Source code of charts:
++++

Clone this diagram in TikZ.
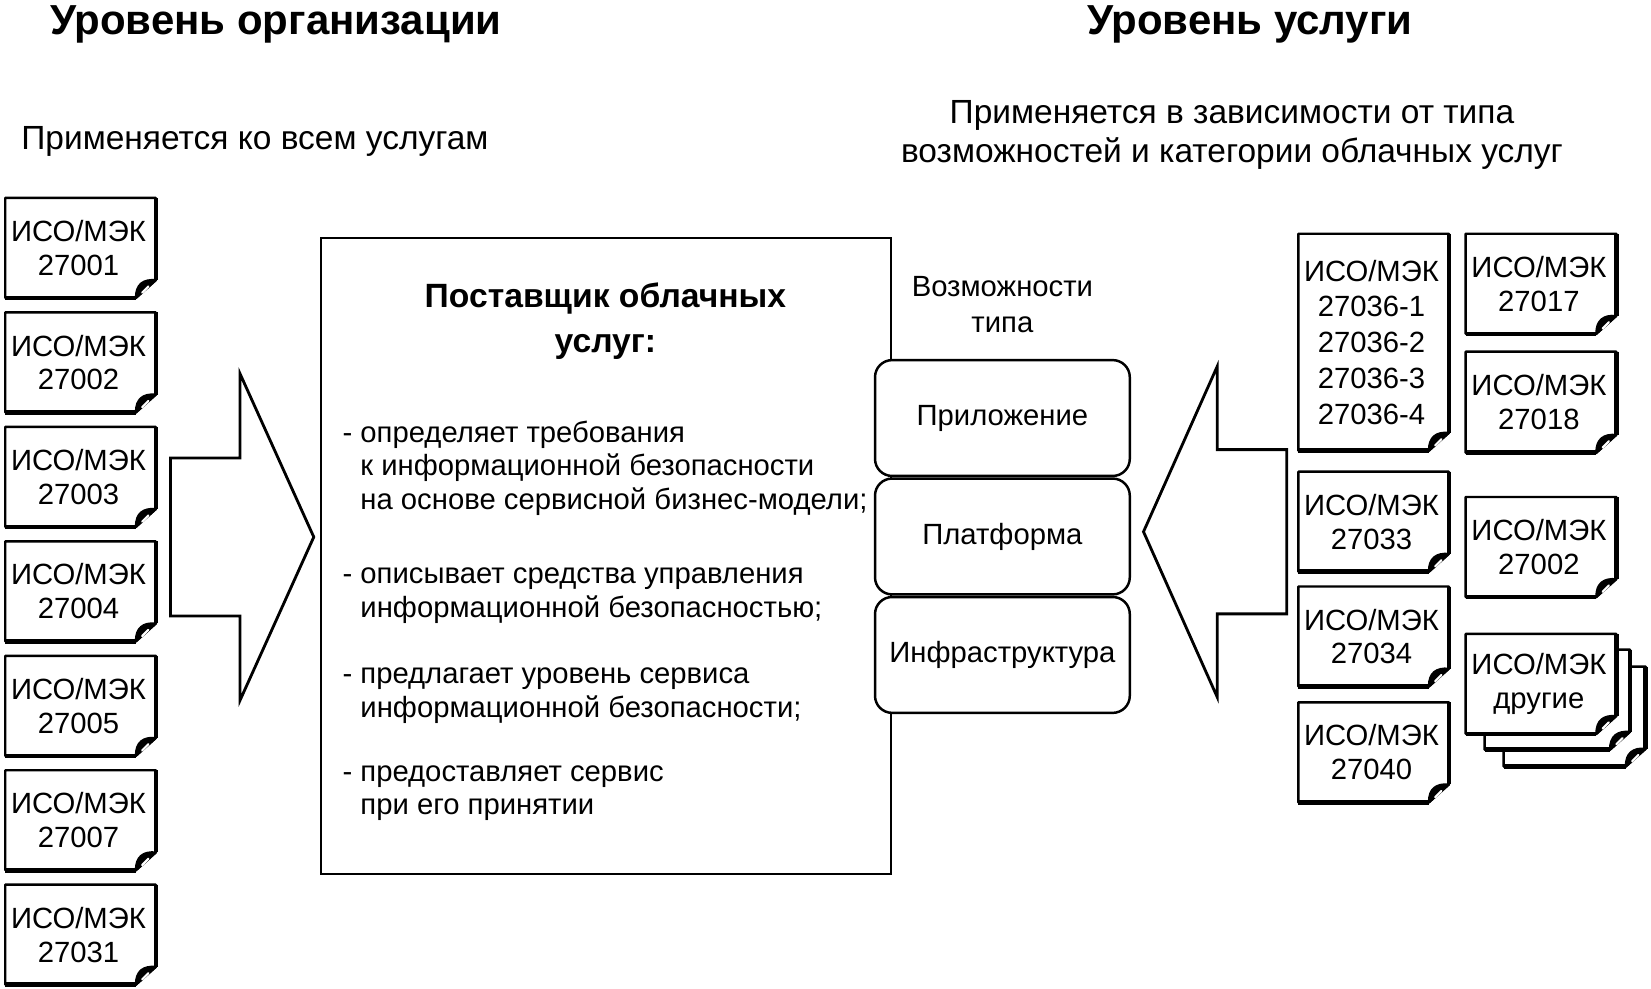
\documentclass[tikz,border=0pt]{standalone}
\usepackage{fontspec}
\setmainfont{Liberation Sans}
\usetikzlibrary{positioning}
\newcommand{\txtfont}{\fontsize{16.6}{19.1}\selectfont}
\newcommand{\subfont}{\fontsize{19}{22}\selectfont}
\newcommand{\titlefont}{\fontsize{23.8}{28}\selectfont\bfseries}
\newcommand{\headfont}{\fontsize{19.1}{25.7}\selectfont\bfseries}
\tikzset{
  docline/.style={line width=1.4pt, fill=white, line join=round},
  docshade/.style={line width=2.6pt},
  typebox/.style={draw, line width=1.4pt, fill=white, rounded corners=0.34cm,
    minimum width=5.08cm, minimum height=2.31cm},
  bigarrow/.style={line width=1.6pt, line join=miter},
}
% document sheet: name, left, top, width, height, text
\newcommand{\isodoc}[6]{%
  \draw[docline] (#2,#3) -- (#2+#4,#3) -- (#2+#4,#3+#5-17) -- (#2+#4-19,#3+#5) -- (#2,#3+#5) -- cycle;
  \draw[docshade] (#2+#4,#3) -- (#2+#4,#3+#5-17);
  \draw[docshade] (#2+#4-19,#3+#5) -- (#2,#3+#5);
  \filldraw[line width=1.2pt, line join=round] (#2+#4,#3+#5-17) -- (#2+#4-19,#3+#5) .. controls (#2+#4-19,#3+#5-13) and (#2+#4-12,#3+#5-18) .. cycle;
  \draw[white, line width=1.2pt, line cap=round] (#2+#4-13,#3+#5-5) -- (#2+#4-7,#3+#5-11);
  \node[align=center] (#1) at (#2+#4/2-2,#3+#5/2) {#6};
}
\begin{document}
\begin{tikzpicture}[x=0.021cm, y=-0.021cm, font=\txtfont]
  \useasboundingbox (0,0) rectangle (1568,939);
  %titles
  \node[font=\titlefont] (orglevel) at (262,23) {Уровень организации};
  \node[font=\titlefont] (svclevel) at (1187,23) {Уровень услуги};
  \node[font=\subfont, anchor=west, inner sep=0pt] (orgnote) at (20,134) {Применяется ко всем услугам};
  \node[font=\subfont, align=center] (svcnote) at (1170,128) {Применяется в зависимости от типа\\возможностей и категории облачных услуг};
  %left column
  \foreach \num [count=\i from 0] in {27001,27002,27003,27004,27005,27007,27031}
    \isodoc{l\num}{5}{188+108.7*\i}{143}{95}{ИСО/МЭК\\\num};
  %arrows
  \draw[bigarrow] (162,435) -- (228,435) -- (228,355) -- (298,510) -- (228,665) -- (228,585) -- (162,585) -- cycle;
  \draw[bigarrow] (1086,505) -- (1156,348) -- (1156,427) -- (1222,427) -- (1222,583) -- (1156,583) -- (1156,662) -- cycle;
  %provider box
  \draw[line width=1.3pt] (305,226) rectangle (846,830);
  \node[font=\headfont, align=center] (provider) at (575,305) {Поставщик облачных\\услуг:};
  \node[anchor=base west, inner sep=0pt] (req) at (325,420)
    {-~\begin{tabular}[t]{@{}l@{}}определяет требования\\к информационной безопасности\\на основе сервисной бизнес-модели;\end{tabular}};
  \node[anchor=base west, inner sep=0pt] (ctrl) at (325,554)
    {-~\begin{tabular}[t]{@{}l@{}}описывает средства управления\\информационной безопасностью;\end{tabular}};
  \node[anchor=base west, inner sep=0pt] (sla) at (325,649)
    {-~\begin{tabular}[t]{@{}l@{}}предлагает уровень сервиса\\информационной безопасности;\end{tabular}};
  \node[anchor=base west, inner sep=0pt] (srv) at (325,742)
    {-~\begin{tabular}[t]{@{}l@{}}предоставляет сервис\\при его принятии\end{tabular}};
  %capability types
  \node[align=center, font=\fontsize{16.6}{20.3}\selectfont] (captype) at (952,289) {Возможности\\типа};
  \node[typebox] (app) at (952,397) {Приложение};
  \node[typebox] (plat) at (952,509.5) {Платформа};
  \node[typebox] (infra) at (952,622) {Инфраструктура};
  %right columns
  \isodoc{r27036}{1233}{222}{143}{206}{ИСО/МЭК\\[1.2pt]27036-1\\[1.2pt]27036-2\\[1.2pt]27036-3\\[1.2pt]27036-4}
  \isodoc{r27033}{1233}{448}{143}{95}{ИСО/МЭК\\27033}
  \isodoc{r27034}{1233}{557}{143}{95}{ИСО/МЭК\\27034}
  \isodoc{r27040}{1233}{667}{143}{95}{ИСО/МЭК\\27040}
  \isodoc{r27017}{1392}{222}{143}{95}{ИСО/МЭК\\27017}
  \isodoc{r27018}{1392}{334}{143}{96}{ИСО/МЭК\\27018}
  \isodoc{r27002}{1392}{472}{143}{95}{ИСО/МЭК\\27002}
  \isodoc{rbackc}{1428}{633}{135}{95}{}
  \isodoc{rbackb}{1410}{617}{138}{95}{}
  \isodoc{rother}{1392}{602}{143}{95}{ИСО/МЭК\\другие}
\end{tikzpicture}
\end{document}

++++

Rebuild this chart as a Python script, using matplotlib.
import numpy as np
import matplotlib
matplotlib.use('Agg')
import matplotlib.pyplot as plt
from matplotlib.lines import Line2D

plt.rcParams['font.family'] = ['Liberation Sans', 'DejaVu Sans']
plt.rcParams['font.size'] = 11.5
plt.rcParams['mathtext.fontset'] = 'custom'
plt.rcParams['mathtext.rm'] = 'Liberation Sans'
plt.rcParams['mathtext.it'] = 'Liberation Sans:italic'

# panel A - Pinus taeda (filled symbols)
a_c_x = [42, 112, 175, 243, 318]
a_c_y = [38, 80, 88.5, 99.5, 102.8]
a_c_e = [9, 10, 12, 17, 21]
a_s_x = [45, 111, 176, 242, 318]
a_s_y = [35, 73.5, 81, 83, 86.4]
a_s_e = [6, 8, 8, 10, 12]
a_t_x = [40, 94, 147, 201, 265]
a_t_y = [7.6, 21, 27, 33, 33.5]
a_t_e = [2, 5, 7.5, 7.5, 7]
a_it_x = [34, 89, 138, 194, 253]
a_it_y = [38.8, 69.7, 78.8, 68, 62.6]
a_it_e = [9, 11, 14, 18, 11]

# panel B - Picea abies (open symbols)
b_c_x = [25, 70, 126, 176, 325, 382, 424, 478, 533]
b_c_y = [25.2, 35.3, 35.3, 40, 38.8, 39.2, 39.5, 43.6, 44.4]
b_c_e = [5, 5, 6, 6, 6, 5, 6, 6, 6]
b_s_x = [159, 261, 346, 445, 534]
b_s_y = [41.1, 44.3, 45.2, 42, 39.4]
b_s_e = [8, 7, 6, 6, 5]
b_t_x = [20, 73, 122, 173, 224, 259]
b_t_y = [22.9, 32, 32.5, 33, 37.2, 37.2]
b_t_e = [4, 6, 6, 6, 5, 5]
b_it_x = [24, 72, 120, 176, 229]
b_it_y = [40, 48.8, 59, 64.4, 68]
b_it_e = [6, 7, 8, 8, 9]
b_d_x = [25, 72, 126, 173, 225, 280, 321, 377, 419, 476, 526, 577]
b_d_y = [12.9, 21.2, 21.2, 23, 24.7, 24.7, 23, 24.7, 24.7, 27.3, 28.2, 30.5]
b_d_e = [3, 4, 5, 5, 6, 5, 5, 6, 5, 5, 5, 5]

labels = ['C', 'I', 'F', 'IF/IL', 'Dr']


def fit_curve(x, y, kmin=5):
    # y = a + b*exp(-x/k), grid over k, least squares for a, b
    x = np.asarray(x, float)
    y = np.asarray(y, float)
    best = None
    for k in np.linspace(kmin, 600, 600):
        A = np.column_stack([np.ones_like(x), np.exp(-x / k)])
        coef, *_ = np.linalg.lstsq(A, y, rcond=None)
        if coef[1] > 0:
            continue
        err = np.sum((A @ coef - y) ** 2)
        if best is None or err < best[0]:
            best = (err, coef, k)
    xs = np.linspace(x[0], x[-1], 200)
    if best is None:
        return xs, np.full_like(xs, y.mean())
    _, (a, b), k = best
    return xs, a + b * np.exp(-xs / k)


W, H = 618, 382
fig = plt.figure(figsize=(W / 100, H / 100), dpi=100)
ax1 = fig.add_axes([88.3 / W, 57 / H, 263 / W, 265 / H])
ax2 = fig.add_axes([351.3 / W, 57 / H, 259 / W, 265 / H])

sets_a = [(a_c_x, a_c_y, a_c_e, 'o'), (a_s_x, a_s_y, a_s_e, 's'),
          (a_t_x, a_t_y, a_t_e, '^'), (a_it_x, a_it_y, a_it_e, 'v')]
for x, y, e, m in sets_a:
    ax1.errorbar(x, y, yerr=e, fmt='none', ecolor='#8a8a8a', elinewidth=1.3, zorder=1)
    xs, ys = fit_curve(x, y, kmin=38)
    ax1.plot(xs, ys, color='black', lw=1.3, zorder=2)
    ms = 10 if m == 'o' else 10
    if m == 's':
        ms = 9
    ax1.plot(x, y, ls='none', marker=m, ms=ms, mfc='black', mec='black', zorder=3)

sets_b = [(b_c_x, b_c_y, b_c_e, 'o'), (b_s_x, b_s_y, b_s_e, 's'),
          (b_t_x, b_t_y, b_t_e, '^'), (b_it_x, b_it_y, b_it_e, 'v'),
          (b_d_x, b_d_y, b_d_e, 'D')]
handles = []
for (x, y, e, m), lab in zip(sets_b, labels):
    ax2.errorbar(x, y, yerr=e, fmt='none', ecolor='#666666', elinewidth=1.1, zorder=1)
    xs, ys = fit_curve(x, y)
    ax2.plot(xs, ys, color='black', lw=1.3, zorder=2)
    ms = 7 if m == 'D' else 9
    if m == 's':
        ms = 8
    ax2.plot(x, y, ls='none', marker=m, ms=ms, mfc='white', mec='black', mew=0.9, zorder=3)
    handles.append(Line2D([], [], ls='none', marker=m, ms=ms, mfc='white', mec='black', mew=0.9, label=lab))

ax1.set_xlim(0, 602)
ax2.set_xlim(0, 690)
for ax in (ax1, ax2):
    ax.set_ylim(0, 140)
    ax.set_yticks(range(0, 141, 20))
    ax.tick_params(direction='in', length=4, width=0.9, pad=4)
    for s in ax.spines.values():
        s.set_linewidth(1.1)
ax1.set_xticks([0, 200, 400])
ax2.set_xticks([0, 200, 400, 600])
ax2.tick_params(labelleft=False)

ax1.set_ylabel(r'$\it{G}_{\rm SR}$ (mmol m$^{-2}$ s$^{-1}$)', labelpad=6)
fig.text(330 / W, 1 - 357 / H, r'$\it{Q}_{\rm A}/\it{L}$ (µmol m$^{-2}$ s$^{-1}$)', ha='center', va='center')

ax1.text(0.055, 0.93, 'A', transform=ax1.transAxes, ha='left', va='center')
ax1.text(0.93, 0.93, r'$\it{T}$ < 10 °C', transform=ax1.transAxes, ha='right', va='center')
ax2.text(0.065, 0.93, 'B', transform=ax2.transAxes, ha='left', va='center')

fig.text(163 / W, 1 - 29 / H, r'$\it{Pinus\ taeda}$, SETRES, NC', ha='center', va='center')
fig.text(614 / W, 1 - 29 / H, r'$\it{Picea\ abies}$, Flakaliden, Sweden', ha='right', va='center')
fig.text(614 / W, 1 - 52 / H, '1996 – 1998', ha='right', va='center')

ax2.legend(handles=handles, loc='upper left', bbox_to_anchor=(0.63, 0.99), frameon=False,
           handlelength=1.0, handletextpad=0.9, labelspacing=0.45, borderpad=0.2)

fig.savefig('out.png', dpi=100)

++++

**Written exercise:**
Gather every line from the listing above in which "this" appears, and copy those lines.

**The reply:**
Clone this diagram in TikZ.
Rebuild this chart as a Python script, using matplotlib.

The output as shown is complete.